– А я им сказала (самым высоким людям), что я моих черных красок не уступлю. Я сказала, что я имею право об этом писать, заработала это право. Я им сказала, что не уступлю ни одного трупа. – Так, так… А где были ваши черные краски и ваши трупы несколько лет тому назад? Тогда вы не то что все уступили, но вам и в голову не приходило, что есть что уступать или не уступать; настолько это писание не имело отношения к действительности; настолько между ним и действительностью были перерезаны всякие связи. Тогда не было щели. Теперь, благодаря наличию второй сферы (сфера зла и отрицания), появилась щель, и они стремятся в эту щель поскорее протащить очень громоздкие сокровища, которыми им хочется украситься; например писательскую совесть, о которой они прежде знали только понаслышке. Но протащить в эту щель такие вещи трудно, как верблюду пройти сквозь игольное ушко.
<… > в сильной реакции на впечатления, в способности мыслить (это ум женский, не абстрагирующий, но понимающий многое), в даровитости.
Она женщина, которую много любили, которая много любила и которой многое простится. Она мать, потерявшая ребенка. Она человек, который много мыслил, искал и заблуждался. Она поэт, свидетельствующий о своем времени и о судьбе своего поколения. Принадлежность к мыслящим и внутренне свободным – залог превосходства над прочими. Автоконцепция большого размаха. И она с упорством добивается, чтобы ей позволили хоть частично ее реализовать. Иначе ей уже не интересно.
Она настолько даровита, чтобы интенсивно хотеть сказать то, что она имеет сказать; но дарование ее, хотя несомненное, – не очень большое; поэтому оно допускает границу свободного суждения. Оно готово утверждать в первой инстанции, но только граница утверждения должна быть отодвинута в большей мере, чем это обычно принято. Это знаменитая попытка получить сразу все удовольствия. То есть совместить свободу мысли с печатабельностью и по возможности с преуспеянием. Из этого обычно не получается ни того ни другого. Но кто уже раз хлебнул в какой-нибудь области печатной реализации и какой-то известности, тому нужно поистине гигантское усилие, чтобы впредь от этого воздержаться. Так, например, историко-литературные вещи я уже не могу писать в стол. Так или иначе я буду их аранжировать для печати. Преимущество только в том, что история литературы требует – по крайней мере, требовала – гораздо менее жесткой аранжировки. Ольга идет совершенно тем же путем, что ее муж. Как это складывалось у нее биографически?

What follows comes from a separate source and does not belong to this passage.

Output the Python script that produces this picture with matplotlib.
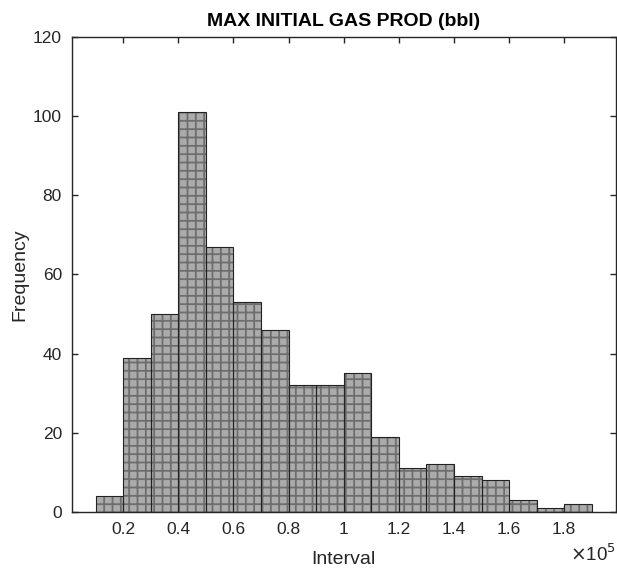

До катастрофы у нее были многообразные способы осуществлять свое превосходство. Она была носительницей истины и силы. Она могла поражать врагов и вправлять мозги не вполне правоверным. Катастрофа ударила очень больно и, кроме того, лишила хозяйского положения в жизни.

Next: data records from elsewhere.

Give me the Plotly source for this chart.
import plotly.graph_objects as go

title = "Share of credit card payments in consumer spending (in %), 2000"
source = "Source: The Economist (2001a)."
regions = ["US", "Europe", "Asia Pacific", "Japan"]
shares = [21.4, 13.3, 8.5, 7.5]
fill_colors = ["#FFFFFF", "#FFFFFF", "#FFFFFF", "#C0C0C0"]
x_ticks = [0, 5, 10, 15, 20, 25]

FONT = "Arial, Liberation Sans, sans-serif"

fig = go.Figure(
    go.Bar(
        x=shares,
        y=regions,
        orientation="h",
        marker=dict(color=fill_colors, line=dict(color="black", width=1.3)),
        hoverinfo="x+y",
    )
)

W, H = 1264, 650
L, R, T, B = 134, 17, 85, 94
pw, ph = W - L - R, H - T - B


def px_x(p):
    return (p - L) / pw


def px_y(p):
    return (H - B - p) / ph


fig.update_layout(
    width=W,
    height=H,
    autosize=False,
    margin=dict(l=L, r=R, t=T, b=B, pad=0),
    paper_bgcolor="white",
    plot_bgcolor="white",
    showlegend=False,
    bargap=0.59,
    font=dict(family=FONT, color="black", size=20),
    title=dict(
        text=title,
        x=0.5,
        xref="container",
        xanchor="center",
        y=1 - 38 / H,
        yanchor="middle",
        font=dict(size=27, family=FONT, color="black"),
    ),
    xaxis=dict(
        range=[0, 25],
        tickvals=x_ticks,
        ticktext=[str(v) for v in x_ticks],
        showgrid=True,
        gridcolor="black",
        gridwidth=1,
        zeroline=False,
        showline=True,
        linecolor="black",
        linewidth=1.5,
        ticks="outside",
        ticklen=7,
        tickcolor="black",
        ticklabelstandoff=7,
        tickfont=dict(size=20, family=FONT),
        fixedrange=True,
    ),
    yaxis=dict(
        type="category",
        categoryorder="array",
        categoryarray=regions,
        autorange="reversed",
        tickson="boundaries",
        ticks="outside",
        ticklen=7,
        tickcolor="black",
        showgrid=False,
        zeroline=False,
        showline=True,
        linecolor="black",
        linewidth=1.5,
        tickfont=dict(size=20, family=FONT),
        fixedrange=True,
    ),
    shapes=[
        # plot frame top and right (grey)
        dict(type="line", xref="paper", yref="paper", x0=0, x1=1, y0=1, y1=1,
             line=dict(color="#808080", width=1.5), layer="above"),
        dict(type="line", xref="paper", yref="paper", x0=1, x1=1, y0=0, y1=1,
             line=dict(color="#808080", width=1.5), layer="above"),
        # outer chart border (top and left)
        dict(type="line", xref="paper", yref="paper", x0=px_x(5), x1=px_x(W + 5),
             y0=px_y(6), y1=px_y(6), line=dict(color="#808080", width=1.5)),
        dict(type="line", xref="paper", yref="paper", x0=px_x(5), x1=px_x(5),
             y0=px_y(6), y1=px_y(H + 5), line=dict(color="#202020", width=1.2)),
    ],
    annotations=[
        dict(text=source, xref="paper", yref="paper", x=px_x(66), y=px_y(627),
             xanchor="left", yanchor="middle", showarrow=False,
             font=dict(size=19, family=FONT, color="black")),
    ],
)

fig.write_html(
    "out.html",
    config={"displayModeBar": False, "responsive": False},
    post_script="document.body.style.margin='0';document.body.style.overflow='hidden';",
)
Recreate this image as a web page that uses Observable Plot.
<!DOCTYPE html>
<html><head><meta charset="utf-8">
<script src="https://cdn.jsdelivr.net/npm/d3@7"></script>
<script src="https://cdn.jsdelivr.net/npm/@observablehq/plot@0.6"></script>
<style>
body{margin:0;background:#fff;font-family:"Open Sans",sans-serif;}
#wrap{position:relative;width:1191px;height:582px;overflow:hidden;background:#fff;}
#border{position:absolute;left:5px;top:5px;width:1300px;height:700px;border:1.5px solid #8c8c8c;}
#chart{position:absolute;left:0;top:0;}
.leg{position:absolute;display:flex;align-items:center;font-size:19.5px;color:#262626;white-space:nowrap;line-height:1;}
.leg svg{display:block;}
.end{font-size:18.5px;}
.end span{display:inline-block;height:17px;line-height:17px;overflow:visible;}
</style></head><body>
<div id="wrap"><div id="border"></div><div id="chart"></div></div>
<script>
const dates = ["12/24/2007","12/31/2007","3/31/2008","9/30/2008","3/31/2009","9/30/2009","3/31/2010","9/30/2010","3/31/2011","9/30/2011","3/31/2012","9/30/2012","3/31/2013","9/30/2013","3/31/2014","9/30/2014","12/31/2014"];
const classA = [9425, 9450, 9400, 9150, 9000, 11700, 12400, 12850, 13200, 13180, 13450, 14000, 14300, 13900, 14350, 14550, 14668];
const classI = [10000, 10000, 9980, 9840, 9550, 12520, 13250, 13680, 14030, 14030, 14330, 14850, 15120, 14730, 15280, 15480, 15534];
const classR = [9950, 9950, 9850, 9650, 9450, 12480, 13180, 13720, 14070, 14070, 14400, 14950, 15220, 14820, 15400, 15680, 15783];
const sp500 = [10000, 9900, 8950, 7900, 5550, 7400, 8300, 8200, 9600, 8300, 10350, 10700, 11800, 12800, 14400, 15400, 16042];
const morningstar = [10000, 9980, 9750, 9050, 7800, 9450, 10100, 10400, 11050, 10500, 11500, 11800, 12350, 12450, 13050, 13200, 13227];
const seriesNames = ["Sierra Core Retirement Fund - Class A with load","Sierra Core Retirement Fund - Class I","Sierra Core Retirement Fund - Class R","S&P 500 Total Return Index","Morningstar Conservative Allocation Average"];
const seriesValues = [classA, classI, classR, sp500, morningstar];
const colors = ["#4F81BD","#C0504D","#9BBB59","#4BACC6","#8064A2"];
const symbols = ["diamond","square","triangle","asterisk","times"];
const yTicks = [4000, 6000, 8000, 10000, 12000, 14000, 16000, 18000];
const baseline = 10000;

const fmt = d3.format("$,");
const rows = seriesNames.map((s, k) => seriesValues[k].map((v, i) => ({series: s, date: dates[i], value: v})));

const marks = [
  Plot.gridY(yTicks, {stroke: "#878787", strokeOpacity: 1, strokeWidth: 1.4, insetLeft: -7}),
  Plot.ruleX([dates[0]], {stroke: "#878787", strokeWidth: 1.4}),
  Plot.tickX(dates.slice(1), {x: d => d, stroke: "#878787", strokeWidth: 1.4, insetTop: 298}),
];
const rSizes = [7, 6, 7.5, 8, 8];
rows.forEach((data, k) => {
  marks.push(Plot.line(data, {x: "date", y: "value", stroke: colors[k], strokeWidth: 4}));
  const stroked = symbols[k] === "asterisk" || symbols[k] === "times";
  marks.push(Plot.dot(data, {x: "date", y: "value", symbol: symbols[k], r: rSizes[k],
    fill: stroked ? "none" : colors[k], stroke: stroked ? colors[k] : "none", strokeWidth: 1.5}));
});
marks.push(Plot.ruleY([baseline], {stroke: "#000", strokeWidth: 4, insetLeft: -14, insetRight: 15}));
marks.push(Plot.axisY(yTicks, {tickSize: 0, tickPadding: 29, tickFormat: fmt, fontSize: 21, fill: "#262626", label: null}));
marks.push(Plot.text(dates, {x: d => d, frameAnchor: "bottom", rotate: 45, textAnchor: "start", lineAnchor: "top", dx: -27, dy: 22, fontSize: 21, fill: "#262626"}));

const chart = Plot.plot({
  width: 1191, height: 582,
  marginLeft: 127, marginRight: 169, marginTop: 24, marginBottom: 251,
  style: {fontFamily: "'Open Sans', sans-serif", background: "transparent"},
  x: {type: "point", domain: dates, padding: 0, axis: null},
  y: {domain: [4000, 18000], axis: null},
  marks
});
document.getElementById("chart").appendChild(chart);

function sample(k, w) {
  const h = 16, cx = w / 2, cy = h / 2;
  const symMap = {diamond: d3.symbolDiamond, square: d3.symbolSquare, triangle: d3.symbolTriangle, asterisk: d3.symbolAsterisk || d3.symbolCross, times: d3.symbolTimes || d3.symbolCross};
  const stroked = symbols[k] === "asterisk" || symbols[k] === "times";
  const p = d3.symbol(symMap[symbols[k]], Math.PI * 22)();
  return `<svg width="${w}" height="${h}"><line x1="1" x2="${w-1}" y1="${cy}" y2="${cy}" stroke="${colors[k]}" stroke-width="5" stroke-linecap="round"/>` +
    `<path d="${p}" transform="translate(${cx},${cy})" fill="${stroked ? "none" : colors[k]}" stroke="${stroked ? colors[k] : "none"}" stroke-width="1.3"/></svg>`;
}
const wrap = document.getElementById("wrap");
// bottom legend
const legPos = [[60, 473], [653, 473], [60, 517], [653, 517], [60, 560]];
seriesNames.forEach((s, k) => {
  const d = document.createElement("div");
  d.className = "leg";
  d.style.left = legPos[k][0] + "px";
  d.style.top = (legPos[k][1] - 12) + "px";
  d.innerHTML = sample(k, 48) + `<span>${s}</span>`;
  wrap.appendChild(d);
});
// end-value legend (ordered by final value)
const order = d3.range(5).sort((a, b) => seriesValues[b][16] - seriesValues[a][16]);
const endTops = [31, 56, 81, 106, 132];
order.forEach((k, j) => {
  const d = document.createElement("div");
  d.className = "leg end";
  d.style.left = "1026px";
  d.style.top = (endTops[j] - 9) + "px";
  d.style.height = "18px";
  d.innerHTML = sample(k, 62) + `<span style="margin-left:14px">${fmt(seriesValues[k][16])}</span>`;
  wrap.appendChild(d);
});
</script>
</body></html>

В переводе на сублимированный язык это было названо помрачением абсолютной истины. Я верю, конечно, в идеологические катастрофы и проистекающие из них личные страдания, но не верю, чтобы эти люди, вывалявшиеся в литературной грязи, способны были на чисто идейную катастрофу, хотя, может быть, им искренне так казалось. По существу же здесь было больше личного потрясения, потери хозяйского места, потери людей, изменения всех соотношений, столь радикального, что пришлось заново ориентироваться и самоопределяться.
И она ориентировалась среди этих страшных обломков. Со своей склонностью и способностью к внутренней жизни, к осознанию переживаемого, она концепировала все это как трагедию и как поэт захотела, во что бы то ни стало захотела ее выразить. Иначе ей уже не интересно. Но как поэт, привыкший печататься, захотела выразить печатно. Так начались мытарства; упорная борьба с органами всех степеней. Органы черкали, вылавливали недозволенные намеки, запрещали отдельные стихи, запретили целую книжку. Она этим гордилась, но обходилось это дорого. А братья-писатели, наиболее благожелательные, говорили с сожалением: все-таки Оля травмированный человек. Они понимают, конечно, что в частной жизни можно быть травмированным человеком, мрачным человеком, истерическим человеком – что угодно. Но они не понимают, какое отношение это может иметь к писанию. В этом отношении они бессознательно мыслят, как писатели доромантической эпохи. Писание отношения к внутреннему опыту не имеет. В том, что Б. настаивает на раскрытии своего внутреннего опыта, – они видят женскую причуду, истерику, психическую неуравновешенность или мстительное упрямство. В частном быту – другое дело; так это все понятно, всем свойственно, там это на месте. Но что за странная идея вливать этот сумбур в готовые формы писания.